> [What to do] Can you output, word for word, the lines between the one holding "Reproduce this chart with matplotlib." and the one holding "805, 778, 757, 730, 704, 686, 670, 654, 638]", inclusive, leaving out any pictures?

> [Provided records]
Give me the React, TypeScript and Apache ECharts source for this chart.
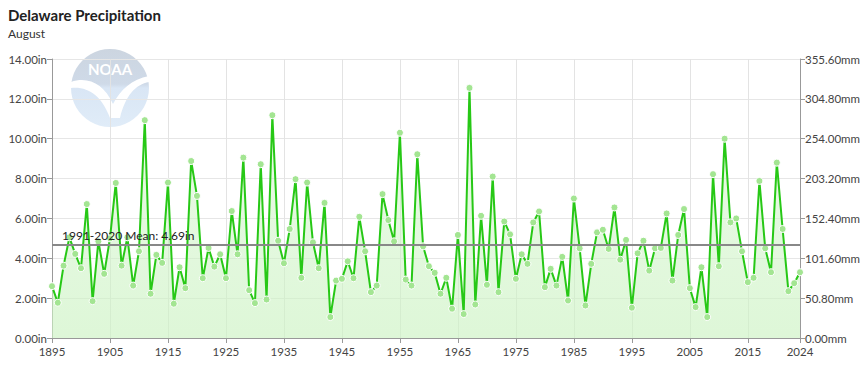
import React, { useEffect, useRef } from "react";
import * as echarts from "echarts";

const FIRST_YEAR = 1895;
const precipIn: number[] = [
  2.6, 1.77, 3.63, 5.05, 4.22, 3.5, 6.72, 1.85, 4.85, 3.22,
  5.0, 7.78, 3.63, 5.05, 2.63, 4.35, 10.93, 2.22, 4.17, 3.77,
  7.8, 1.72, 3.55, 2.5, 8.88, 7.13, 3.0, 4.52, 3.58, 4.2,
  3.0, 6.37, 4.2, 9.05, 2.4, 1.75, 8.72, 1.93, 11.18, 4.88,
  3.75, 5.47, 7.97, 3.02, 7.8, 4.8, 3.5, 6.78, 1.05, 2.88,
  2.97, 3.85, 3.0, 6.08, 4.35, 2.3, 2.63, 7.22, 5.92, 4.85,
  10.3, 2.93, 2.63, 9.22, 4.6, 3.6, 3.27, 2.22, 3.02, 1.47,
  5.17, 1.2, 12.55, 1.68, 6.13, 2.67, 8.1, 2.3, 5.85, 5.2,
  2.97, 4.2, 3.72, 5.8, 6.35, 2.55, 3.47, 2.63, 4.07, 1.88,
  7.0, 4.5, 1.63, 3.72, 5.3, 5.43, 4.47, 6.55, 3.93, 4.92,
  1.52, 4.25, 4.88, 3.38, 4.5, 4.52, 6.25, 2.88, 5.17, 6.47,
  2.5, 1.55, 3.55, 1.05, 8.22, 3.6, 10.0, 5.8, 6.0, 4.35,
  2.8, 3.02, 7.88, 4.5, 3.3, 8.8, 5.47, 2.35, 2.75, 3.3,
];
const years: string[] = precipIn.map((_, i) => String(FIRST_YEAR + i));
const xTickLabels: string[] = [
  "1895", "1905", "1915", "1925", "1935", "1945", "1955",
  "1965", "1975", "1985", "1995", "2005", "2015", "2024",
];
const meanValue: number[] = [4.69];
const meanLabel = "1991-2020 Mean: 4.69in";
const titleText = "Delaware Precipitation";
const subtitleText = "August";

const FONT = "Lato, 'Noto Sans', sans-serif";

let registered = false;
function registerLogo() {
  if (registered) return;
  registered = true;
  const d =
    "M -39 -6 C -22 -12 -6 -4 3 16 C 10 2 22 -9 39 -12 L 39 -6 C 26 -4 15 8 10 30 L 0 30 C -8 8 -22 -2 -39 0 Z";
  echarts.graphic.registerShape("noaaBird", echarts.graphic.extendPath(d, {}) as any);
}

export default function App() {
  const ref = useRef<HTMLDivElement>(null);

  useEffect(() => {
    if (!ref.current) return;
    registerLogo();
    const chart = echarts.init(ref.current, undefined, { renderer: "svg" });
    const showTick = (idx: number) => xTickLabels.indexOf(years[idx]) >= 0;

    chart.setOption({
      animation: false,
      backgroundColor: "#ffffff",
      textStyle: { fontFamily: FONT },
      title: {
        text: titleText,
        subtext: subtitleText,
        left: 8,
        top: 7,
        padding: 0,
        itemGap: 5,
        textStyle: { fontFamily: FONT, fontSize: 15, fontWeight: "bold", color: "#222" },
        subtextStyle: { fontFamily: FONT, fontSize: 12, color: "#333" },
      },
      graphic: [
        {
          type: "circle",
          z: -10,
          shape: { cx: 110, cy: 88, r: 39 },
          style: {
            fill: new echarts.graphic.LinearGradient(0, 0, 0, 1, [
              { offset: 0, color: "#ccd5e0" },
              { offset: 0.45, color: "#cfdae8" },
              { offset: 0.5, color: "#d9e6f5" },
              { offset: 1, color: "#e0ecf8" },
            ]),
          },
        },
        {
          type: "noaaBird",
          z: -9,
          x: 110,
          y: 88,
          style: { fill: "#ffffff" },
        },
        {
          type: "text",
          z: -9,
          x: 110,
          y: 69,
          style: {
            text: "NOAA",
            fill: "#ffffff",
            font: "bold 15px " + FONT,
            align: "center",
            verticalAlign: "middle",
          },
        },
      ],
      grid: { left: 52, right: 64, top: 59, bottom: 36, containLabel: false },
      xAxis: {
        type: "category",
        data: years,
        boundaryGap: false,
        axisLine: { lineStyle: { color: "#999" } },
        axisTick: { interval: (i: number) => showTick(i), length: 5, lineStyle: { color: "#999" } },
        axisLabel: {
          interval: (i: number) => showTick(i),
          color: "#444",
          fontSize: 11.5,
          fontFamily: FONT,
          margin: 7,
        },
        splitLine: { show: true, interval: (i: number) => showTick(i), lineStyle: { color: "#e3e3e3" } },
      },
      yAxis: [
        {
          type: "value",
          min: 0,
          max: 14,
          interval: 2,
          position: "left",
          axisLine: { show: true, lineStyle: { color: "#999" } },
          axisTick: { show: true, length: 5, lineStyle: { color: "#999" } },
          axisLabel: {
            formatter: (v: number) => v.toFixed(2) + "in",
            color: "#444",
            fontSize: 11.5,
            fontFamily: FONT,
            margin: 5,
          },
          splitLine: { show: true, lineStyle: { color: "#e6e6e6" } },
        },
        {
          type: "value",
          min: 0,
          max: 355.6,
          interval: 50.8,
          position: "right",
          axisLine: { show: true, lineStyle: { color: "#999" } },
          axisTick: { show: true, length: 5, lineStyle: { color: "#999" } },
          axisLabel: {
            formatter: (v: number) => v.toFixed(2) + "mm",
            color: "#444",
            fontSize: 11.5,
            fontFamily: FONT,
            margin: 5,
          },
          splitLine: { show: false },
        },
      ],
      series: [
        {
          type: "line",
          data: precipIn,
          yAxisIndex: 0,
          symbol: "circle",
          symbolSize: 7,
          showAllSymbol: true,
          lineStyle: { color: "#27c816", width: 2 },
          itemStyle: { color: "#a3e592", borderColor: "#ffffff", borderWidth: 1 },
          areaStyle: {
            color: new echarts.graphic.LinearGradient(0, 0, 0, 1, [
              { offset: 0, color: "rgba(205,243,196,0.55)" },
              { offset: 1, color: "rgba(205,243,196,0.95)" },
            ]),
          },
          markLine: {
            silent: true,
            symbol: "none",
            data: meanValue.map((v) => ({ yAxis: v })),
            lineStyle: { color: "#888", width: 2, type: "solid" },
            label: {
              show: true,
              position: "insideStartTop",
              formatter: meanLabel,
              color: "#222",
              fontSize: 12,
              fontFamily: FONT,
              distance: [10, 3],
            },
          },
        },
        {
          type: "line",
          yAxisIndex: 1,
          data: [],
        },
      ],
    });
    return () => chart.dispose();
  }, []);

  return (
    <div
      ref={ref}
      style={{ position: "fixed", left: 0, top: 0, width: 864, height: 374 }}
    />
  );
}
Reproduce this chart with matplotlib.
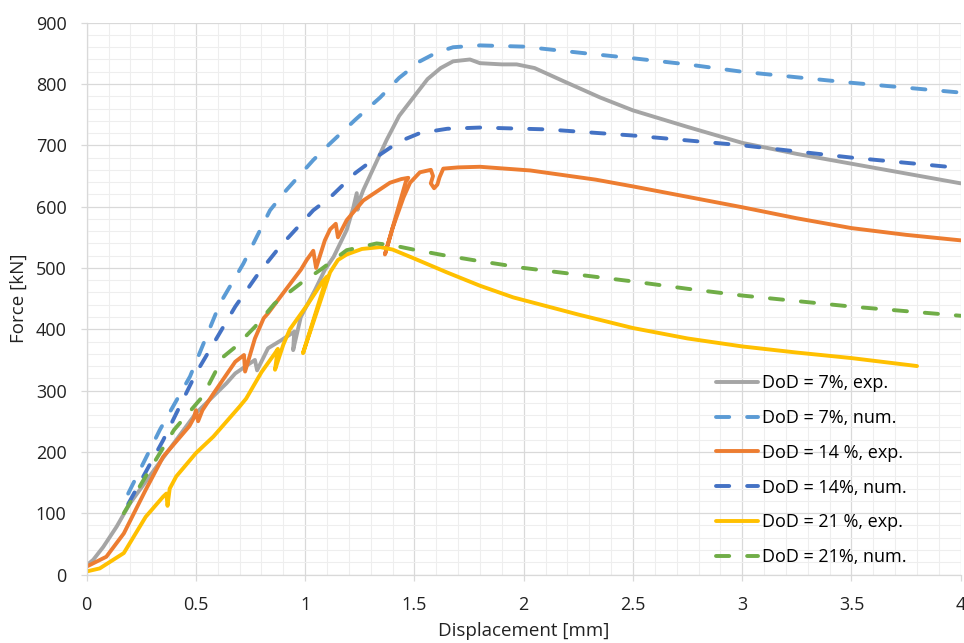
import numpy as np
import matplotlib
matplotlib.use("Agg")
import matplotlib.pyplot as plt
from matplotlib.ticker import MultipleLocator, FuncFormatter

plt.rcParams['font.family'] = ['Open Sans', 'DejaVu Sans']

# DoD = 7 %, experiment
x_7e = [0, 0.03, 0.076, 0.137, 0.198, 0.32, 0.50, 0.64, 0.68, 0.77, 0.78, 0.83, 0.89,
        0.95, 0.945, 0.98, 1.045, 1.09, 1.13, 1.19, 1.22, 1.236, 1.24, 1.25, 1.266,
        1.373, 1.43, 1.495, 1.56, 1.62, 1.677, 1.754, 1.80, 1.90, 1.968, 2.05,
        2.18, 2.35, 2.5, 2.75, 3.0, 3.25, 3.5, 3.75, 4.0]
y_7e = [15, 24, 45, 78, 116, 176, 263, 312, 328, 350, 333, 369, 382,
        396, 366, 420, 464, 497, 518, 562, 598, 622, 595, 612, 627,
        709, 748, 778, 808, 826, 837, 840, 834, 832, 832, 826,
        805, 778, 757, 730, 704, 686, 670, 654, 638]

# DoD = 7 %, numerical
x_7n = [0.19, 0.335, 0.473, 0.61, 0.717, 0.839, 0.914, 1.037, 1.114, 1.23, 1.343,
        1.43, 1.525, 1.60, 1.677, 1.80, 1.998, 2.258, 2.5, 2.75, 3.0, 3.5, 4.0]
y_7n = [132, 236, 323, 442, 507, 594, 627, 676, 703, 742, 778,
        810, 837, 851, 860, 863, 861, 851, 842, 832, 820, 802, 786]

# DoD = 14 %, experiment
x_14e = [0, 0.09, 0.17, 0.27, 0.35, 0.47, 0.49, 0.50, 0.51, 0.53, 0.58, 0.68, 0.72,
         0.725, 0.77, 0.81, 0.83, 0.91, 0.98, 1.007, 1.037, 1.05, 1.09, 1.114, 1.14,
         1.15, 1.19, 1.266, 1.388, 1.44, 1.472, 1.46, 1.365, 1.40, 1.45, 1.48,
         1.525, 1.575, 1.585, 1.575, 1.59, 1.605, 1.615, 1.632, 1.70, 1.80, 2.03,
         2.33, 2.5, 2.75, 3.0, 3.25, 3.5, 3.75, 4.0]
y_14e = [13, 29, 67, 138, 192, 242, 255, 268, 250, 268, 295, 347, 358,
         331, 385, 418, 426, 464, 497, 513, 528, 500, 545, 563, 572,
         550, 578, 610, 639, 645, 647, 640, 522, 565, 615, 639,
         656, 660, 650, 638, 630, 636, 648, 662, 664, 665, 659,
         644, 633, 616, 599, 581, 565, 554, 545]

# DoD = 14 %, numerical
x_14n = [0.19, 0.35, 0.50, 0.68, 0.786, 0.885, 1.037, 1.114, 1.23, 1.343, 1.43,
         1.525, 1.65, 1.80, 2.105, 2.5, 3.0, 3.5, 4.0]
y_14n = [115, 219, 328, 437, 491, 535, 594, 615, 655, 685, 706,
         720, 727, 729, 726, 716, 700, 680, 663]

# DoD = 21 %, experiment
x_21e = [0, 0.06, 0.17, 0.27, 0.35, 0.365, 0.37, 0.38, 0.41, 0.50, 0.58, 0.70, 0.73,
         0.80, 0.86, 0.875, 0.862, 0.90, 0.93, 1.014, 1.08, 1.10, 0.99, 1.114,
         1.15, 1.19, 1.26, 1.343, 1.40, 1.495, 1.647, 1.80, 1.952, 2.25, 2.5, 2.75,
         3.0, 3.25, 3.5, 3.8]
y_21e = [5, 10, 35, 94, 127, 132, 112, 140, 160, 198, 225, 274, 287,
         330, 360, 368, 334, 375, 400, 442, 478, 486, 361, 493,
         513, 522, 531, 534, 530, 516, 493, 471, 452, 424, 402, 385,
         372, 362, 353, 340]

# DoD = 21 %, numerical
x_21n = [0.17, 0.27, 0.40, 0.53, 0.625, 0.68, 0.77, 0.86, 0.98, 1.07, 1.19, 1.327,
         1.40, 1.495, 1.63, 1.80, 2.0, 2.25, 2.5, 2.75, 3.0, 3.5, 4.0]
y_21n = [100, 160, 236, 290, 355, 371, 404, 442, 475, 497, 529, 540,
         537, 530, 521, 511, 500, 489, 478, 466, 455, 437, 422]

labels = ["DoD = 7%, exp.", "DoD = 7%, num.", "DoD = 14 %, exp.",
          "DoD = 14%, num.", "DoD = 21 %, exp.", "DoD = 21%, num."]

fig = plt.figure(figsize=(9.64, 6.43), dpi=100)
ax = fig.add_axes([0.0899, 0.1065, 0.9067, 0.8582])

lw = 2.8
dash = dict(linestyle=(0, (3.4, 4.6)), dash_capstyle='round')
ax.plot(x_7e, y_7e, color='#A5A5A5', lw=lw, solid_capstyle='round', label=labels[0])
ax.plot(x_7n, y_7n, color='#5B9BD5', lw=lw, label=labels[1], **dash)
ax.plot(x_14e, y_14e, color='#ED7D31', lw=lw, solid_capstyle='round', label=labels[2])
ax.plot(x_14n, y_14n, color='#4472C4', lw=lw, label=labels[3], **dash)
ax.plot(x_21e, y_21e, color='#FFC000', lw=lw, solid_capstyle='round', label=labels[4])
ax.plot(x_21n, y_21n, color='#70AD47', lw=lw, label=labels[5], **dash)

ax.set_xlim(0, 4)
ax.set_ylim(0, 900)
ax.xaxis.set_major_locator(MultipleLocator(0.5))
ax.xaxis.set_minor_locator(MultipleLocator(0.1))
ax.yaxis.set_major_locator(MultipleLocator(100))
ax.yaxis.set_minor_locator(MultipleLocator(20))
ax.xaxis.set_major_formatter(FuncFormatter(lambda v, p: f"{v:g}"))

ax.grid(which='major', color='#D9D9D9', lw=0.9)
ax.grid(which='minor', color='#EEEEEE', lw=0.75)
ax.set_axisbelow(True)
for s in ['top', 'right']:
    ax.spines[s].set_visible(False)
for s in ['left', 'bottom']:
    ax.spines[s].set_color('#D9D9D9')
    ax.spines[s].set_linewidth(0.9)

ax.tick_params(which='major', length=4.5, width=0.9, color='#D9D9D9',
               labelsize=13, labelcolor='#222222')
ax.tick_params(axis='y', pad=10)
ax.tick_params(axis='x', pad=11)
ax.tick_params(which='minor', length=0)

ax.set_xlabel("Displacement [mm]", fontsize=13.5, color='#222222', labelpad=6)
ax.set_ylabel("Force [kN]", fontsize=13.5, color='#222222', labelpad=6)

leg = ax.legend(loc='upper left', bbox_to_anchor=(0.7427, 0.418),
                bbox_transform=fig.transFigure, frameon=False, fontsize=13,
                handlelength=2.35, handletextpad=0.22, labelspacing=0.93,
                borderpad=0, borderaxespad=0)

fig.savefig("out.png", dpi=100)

> [Finished task]
Reproduce this chart with matplotlib.
import numpy as np
import matplotlib
matplotlib.use("Agg")
import matplotlib.pyplot as plt
from matplotlib.ticker import MultipleLocator, FuncFormatter

plt.rcParams['font.family'] = ['Open Sans', 'DejaVu Sans']

# DoD = 7 %, experiment
x_7e = [0, 0.03, 0.076, 0.137, 0.198, 0.32, 0.50, 0.64, 0.68, 0.77, 0.78, 0.83, 0.89,
        0.95, 0.945, 0.98, 1.045, 1.09, 1.13, 1.19, 1.22, 1.236, 1.24, 1.25, 1.266,
        1.373, 1.43, 1.495, 1.56, 1.62, 1.677, 1.754, 1.80, 1.90, 1.968, 2.05,
        2.18, 2.35, 2.5, 2.75, 3.0, 3.25, 3.5, 3.75, 4.0]
y_7e = [15, 24, 45, 78, 116, 176, 263, 312, 328, 350, 333, 369, 382,
        396, 366, 420, 464, 497, 518, 562, 598, 622, 595, 612, 627,
        709, 748, 778, 808, 826, 837, 840, 834, 832, 832, 826,
        805, 778, 757, 730, 704, 686, 670, 654, 638]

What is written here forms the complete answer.